Tuesday 23 November 2010

Minor Project Scenario

St Faith's Church Project - "Pascal's Lost Wager"

For this project, Sam Sclater-Brooks and I have decided to join forces and hopefully reap the benefits of working as a team. The 'marriage', stemmed from mutual interests in both architectural and respresentational styles as well as crossovers in subject matter covered by our respective dissertations. Additionally we have worked together as part of a larger group on a number of occasions in the past and always found it to be productive.

The following work summarises our position so far, setting up a post-apocalyptic scenario and contextual setting which will lead on to a theoretical and architectural proposition.


Timeline charting the downfall of religion

Mapping the meteoric rise of the water table


The fragility of man in nature

The Allegory of the Second Deluge, and the establishment of the Erudition Respository

The fractured city scape of post-apocalyptic Havant

First hand accounts of the survivors



The allegory of the second deluge

Throughout history, wars have been fought and lost, advocated by religious doctrine. It had brought the world to the brink of nuclear destruction. When the doomsday clock ticked to within a minute of midnight, and the first missiles were launched, complete extinction was averted by a hair’s breadth with the advent of the Nuclear Decommission Initiative. Religious zeal was blamed, and the Pseudepigrapha Declaration demanded the immolation of all religious artefacts.

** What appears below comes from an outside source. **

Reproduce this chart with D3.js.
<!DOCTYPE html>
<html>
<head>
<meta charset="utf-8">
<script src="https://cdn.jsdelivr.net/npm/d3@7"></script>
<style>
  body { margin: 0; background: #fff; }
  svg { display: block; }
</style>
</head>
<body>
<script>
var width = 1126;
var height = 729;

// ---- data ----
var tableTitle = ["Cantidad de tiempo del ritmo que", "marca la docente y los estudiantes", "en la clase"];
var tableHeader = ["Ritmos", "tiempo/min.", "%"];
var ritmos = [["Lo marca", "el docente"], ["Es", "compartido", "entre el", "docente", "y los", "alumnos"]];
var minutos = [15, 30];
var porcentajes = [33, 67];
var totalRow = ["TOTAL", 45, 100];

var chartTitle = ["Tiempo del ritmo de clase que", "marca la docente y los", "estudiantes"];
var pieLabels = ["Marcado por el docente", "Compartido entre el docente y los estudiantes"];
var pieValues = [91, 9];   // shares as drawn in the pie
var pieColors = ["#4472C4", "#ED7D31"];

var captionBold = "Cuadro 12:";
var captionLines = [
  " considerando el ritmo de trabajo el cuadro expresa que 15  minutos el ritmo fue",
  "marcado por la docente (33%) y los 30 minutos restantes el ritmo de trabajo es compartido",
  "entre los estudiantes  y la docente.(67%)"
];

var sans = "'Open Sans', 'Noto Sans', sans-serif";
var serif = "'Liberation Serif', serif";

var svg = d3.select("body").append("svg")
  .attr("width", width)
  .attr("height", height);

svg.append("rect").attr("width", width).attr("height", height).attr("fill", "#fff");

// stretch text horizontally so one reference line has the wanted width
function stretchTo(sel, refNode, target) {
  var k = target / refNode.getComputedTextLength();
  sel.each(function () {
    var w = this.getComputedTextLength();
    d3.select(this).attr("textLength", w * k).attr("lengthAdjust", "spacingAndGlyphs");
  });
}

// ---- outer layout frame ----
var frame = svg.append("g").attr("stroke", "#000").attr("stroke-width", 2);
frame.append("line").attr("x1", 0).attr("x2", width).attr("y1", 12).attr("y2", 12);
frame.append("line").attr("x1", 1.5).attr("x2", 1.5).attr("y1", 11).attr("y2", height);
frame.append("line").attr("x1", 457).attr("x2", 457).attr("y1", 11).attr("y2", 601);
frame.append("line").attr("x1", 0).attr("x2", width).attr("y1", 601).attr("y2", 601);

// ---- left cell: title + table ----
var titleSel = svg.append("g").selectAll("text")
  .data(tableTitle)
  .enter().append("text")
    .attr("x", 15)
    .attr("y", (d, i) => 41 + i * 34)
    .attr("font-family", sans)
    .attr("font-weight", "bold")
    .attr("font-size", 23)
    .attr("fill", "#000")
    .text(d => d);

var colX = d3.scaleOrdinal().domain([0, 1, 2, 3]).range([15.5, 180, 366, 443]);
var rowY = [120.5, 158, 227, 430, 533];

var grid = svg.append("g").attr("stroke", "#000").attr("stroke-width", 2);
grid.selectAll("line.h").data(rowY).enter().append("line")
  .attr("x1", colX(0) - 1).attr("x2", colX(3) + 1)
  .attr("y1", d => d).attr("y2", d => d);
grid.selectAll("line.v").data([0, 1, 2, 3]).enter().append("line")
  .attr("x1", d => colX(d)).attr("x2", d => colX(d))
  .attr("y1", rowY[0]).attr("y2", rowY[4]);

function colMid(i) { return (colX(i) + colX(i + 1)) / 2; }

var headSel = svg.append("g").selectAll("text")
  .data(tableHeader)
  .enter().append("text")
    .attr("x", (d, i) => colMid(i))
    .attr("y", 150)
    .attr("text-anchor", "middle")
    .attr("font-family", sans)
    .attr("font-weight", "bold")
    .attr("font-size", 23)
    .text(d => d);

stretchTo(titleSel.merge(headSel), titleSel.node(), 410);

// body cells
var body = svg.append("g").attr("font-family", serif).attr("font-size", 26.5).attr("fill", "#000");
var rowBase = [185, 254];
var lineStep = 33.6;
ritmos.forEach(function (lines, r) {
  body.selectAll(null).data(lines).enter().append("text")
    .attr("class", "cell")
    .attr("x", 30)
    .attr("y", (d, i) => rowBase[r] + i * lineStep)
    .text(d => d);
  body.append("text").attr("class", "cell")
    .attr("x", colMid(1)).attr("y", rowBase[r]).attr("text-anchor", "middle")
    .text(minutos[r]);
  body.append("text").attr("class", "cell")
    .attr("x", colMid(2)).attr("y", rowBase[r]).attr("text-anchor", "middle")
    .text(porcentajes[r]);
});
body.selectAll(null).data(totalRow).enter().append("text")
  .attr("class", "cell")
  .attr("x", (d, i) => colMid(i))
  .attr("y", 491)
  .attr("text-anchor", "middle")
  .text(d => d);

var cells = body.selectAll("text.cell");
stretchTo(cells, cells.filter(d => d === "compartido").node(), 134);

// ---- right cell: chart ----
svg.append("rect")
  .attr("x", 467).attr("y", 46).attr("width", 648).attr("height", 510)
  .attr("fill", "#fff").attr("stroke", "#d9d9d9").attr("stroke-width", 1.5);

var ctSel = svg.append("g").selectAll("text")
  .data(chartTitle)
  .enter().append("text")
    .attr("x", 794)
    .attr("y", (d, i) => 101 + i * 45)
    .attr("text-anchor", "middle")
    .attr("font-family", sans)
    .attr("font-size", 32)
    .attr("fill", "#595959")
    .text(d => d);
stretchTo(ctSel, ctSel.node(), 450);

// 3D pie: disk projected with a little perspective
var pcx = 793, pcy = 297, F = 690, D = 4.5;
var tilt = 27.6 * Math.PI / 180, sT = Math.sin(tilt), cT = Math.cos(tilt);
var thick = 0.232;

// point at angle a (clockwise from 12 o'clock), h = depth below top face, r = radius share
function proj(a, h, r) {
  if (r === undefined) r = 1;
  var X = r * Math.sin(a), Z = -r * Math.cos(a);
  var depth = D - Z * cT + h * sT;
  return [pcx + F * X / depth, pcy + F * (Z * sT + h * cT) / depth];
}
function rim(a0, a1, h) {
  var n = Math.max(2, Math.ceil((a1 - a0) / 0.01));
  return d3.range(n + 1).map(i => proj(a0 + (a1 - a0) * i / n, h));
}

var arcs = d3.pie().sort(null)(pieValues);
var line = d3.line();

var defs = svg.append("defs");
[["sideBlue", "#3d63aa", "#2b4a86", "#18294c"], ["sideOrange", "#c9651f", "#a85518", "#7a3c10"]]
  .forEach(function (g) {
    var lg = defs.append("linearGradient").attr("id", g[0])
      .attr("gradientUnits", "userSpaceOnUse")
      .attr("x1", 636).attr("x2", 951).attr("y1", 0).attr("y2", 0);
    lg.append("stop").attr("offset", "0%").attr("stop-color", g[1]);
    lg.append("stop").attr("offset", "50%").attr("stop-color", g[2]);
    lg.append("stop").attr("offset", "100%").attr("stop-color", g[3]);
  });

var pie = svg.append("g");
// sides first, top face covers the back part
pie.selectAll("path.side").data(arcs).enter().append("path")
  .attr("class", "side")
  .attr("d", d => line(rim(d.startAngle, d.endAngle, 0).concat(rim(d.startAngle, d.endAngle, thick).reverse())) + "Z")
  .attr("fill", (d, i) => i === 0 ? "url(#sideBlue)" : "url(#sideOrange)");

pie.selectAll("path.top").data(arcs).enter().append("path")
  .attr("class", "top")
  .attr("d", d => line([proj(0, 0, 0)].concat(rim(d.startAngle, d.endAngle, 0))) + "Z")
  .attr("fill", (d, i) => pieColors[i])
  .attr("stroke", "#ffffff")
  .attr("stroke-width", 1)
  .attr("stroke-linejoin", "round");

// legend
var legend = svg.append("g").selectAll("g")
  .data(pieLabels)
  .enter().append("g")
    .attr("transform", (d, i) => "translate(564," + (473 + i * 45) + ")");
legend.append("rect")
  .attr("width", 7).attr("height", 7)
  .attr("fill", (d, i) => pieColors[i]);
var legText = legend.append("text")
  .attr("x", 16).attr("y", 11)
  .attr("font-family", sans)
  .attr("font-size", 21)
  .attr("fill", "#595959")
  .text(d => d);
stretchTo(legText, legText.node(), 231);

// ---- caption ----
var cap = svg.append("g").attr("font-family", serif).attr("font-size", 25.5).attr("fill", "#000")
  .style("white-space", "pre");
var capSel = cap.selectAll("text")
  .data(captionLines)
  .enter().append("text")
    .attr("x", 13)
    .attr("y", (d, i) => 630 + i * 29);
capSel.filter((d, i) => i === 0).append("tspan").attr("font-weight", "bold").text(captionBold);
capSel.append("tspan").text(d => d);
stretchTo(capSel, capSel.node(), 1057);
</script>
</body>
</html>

As the water began to rise on the South Coast, the severity of the situation was not given the required priority, as increasingly failing market economies and ever expanding transport networks demanded fuel and commerce that simply wasn't there. As a result the poorly constructed flood defence systems were compromised and the water continued to engulf the lowlands. The coastal cities were largely submerged by the rising water levels, causing the inhabitants to retreat inland to higher ground. Already overcrowded cities could not deal with the sudden overwhelming influx of populous, and consequently, massive slums began to spring up along the peripheries of all the UK's major cities. Some of the country's leading minds, who had prophesised the breakdown of society, began work on a solution. Nationwide rioting ensued, due to collapse of the country's agriculture and international trade which caused massive food shortages and widespread disease. Institutions broke down and chaos ensued in the urban centres. Eventually, those cities were abandoned as too dangerous to inhabit, as the storms and rapacious violence began to tear away the urban fabric.

Fearing the incessant ingress of the water table, any remaining communities on the South Coast moved as far inland as they could, many taking refuge in small self-sustaining villages.

Along with rising sea levels due to increasing loss of polar ice caps caused by global warming, the planet's ozone layer is sporadically depleted, causing erratic global weather conditions. With natural oil, coal and gas supplies reaching a state of blue ruin, and a global initiative seizing and disposing of most nuclear materials to avoid nuclear war, identification of alternative energy sources became paramount. The increased turbulence of the sea prompted society to consider offshore hydro-electricity farms as a possible primary power generator. Engineers began to identify key sites to locate their hydro-electric infrastructure, whilst prominent scientists and intellects followed the power source to begin their pursuit of the Absolute.

The desert landscapes of Northern and Southern Africa, North America, the Middle East and Australia have turned to glass, visually resembling the now-destroyed ice fields of the arctic. No living organisms are able to survive the volcanic surfaces in these regions. The previously temperate regions are now the only areas able to sustain life, although even these regions are barren and inhospitable. Only the most hardy and adaptable species have survived outside of human settlements. Plant life is now sustained only through the use of domesticated pollinating insects, held as a precious part of human survival. Ruins of abandoned human structures litter the surface, crumbling and overrun by parasitic creepers.

In a society where faith no longer plays a role in morality, celebration of life or grievance of death, the pursuit of the Absolute is all that's left for mankind to strive towards. To know the Absolute is to transcend reason and understand the immeasurable.

And so mankind, in order to increase his capacity for understanding and protect the most important resource of all, created an erudition repository.

“Progress, far from consisting in change, depends on retentiveness. When change is absolute there remains no being to improve and no direction is set for possible improvement: and when experience is not retained, as among savages, infancy is perpetual. Those who cannot remember the past are condemned to repeat it.”